When it was time to fly out of Kasgar - and make it back to Urumqi for a night in a five star hotel, which we were all looking forward to - it turned into a night of disasters. The flight was delayed and it was delayed, which meant that our precious time in the five star hotel was dwindling, and we didn't end up taking off until close to 11:00 p.m. (Beijing time, not the unofficial Kasgar time). Once on the plane we sat and sat, and I fell asleep, which I have a tendency to do, and when I woke up we still had not moved - and so I fell back asleep. And when I woke up we had moved about a hundred yards out onto the tarmac, and we just stopped. And then the pilot asked us to leave the plane because of a problem - and the plane did not return to the gate, so we just stumbled out onto the tarmac. Essentially, we were told that there was a problem with the electrical system and they were going to reboot the plane - turn it off and turn it back on. I laid down on the tarmac and took this self-portrait.

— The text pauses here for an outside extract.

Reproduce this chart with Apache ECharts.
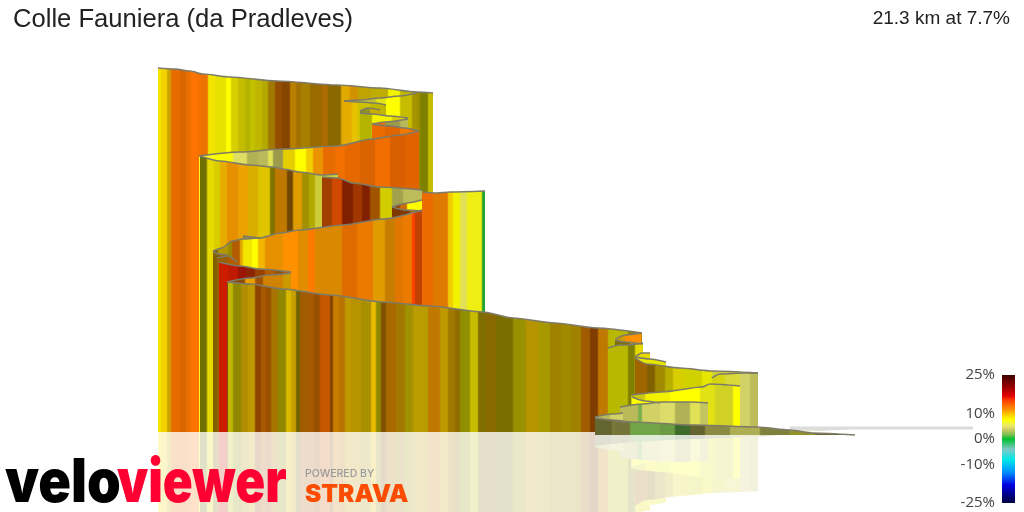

Eventually I fell asleep, and one of my friends took a picture of me sleeping on the tarmac. After the plane was rebooted we wearily climbed back on it and completed the flight to Urumqi, but it was too late to go to the five star hotel, so we slept on the bus - and I slept on the floor of the bus - before getting back on a flight to Xining. So, instead of sleeping in a soft, comfy bed in a far star hotel, I slept on the tarmac of the Kasgar airport and the floor of a bus. And I wouldn't have traded the experience for anything.
Tuesday, August 4, 2009
Ultimate Nerd Moment
OK, so I have a life dominated by amazing nerd moments, but through careful examination I have been able to identify the single, greatest shining nerd moment. This happened back in early January 2005, long before I started the blog or even before I started writing a travel journal. It was my first visit to Jordan and I was fortunate to go with a group of eleven other professors on a state department grant to study Middle Eastern and Islamic culture (although I think we probably spent more time studying mosiacs than anything else - our leader, Pierre, who at the time ran the American Center for Oriental Research, was a nut for mosiacs and I think we saw every one in Jordan). The group was extraordinary - not only because they were all great teachers and scholars (with the obvious exception of me), but they could not have been nicer - I will never, ever have such an amazing experience again. For some time I've been meaning to go back and talk about some of the early travel experiences, and it would be a pity to not discuss that trip, so expect more posts in the future. We spent three weeks travelling around Jordan and hearing lectures from other professors. On one of our trips we ventured out to the desert castle of Azrak, which played a role in the adventures of T.E. Lawrence. I had been reading Lawrence's Seven Pillars of Wisdom (and, in the picture, you can see the book sticking out of my pocket), and I took the opportunity to read to the other professors the actual account that Lawrence wrote of sitting in that very room - mainly about a miserable cold rain and ghosts. Now, in the real world, I would have been beaten savagely, but in the bizarre other world that academics live in there was tremendous excitement.
Making Friends in China
Here is a picture that my Champlain friends took of me as we walked the backstreets of Beijing near the Forbidden City. As is always the case, the best way to learn about a city is just to get out and go exploring, and as far off the beaten path as possible. Here I am making friends with some folks and their dogs. Kids and dogs always sense my inherent goodness - it's only perceptive adults who immediately dislike me.
International Ambassador
Here is a souvenir t-shirt that is very popular in Beijing (BJ). I tried to cajole my friends from Champlain into buying it for me, figuring that if they did then I'd have a definite shield of plausible deniability when asked by my bosses why I was wearing it to commencement. You see, even I have enough sense not to buy that shirt for myself, although not enough sense not to post the picture.